=== OBJECTIVE ===
Print every line of the listing exactly, please.

□ □ □ □ □ □ □

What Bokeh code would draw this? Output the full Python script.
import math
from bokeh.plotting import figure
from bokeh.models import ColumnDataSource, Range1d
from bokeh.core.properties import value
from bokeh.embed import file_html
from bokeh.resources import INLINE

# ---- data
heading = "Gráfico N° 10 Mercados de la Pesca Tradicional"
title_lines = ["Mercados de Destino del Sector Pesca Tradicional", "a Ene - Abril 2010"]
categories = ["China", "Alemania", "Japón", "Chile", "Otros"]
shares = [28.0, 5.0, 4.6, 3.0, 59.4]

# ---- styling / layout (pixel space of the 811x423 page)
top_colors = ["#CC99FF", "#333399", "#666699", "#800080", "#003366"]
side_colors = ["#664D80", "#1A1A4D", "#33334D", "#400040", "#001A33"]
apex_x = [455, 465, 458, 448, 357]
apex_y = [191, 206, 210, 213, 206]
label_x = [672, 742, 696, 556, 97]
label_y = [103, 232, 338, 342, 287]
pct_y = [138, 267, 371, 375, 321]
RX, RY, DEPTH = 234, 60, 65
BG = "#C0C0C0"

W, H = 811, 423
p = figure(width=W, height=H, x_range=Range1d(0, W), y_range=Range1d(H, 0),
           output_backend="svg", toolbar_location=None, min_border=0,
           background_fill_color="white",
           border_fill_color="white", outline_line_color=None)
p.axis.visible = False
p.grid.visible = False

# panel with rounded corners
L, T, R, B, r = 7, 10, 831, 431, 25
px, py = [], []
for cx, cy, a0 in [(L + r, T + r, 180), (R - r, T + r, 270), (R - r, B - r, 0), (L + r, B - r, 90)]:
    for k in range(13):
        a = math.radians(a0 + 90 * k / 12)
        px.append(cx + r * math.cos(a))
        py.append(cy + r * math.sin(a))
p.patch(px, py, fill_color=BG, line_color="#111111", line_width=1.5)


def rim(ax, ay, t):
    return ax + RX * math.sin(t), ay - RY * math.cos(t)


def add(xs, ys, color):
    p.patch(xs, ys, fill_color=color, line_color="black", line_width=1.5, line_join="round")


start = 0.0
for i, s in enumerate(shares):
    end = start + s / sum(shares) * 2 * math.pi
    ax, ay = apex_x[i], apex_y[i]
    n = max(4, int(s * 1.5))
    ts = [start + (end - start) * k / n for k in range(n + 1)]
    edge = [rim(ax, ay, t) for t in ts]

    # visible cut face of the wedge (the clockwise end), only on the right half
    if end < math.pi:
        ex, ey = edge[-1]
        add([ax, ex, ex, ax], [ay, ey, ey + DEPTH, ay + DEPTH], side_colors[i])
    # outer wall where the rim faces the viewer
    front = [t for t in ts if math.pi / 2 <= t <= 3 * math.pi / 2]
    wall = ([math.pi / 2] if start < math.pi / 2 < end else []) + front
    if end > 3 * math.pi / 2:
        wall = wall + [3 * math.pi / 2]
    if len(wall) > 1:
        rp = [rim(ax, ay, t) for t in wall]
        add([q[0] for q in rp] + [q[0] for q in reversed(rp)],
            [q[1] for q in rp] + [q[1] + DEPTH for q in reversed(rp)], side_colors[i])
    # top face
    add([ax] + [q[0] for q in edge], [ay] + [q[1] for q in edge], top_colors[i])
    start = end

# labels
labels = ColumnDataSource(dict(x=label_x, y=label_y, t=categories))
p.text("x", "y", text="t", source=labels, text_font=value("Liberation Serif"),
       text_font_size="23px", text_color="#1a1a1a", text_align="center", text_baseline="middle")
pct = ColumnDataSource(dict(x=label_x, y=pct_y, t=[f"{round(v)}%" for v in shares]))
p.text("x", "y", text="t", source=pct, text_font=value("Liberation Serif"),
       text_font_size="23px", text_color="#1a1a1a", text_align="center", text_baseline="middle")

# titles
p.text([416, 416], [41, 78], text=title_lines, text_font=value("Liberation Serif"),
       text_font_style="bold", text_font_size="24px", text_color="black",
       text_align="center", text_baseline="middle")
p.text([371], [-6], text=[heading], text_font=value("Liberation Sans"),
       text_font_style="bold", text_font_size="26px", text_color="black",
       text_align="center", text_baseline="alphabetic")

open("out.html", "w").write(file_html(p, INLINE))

□ □ □ □ □ □ □

=== RESPONSE ===
What Bokeh code would draw this? Output the full Python script.
import math
from bokeh.plotting import figure
from bokeh.models import ColumnDataSource, Range1d
from bokeh.core.properties import value
from bokeh.embed import file_html
from bokeh.resources import INLINE

# ---- data
heading = "Gráfico N° 10 Mercados de la Pesca Tradicional"
title_lines = ["Mercados de Destino del Sector Pesca Tradicional", "a Ene - Abril 2010"]
categories = ["China", "Alemania", "Japón", "Chile", "Otros"]
shares = [28.0, 5.0, 4.6, 3.0, 59.4]

# ---- styling / layout (pixel space of the 811x423 page)
top_colors = ["#CC99FF", "#333399", "#666699", "#800080", "#003366"]
side_colors = ["#664D80", "#1A1A4D", "#33334D", "#400040", "#001A33"]
apex_x = [455, 465, 458, 448, 357]
apex_y = [191, 206, 210, 213, 206]
label_x = [672, 742, 696, 556, 97]
label_y = [103, 232, 338, 342, 287]
pct_y = [138, 267, 371, 375, 321]
RX, RY, DEPTH = 234, 60, 65
BG = "#C0C0C0"

W, H = 811, 423
p = figure(width=W, height=H, x_range=Range1d(0, W), y_range=Range1d(H, 0),
           output_backend="svg", toolbar_location=None, min_border=0,
           background_fill_color="white",
           border_fill_color="white", outline_line_color=None)
p.axis.visible = False
p.grid.visible = False

# panel with rounded corners
L, T, R, B, r = 7, 10, 831, 431, 25
px, py = [], []
for cx, cy, a0 in [(L + r, T + r, 180), (R - r, T + r, 270), (R - r, B - r, 0), (L + r, B - r, 90)]:
    for k in range(13):
        a = math.radians(a0 + 90 * k / 12)
        px.append(cx + r * math.cos(a))
        py.append(cy + r * math.sin(a))
p.patch(px, py, fill_color=BG, line_color="#111111", line_width=1.5)


def rim(ax, ay, t):
    return ax + RX * math.sin(t), ay - RY * math.cos(t)


def add(xs, ys, color):
    p.patch(xs, ys, fill_color=color, line_color="black", line_width=1.5, line_join="round")


start = 0.0
for i, s in enumerate(shares):
    end = start + s / sum(shares) * 2 * math.pi
    ax, ay = apex_x[i], apex_y[i]
    n = max(4, int(s * 1.5))
    ts = [start + (end - start) * k / n for k in range(n + 1)]
    edge = [rim(ax, ay, t) for t in ts]

    # visible cut face of the wedge (the clockwise end), only on the right half
    if end < math.pi:
        ex, ey = edge[-1]
        add([ax, ex, ex, ax], [ay, ey, ey + DEPTH, ay + DEPTH], side_colors[i])
    # outer wall where the rim faces the viewer
    front = [t for t in ts if math.pi / 2 <= t <= 3 * math.pi / 2]
    wall = ([math.pi / 2] if start < math.pi / 2 < end else []) + front
    if end > 3 * math.pi / 2:
        wall = wall + [3 * math.pi / 2]
    if len(wall) > 1:
        rp = [rim(ax, ay, t) for t in wall]
        add([q[0] for q in rp] + [q[0] for q in reversed(rp)],
            [q[1] for q in rp] + [q[1] + DEPTH for q in reversed(rp)], side_colors[i])
    # top face
    add([ax] + [q[0] for q in edge], [ay] + [q[1] for q in edge], top_colors[i])
    start = end

# labels
labels = ColumnDataSource(dict(x=label_x, y=label_y, t=categories))
p.text("x", "y", text="t", source=labels, text_font=value("Liberation Serif"),
       text_font_size="23px", text_color="#1a1a1a", text_align="center", text_baseline="middle")
pct = ColumnDataSource(dict(x=label_x, y=pct_y, t=[f"{round(v)}%" for v in shares]))
p.text("x", "y", text="t", source=pct, text_font=value("Liberation Serif"),
       text_font_size="23px", text_color="#1a1a1a", text_align="center", text_baseline="middle")

# titles
p.text([416, 416], [41, 78], text=title_lines, text_font=value("Liberation Serif"),
       text_font_style="bold", text_font_size="24px", text_color="black",
       text_align="center", text_baseline="middle")
p.text([371], [-6], text=[heading], text_font=value("Liberation Sans"),
       text_font_style="bold", text_font_size="26px", text_color="black",
       text_align="center", text_baseline="alphabetic")

open("out.html", "w").write(file_html(p, INLINE))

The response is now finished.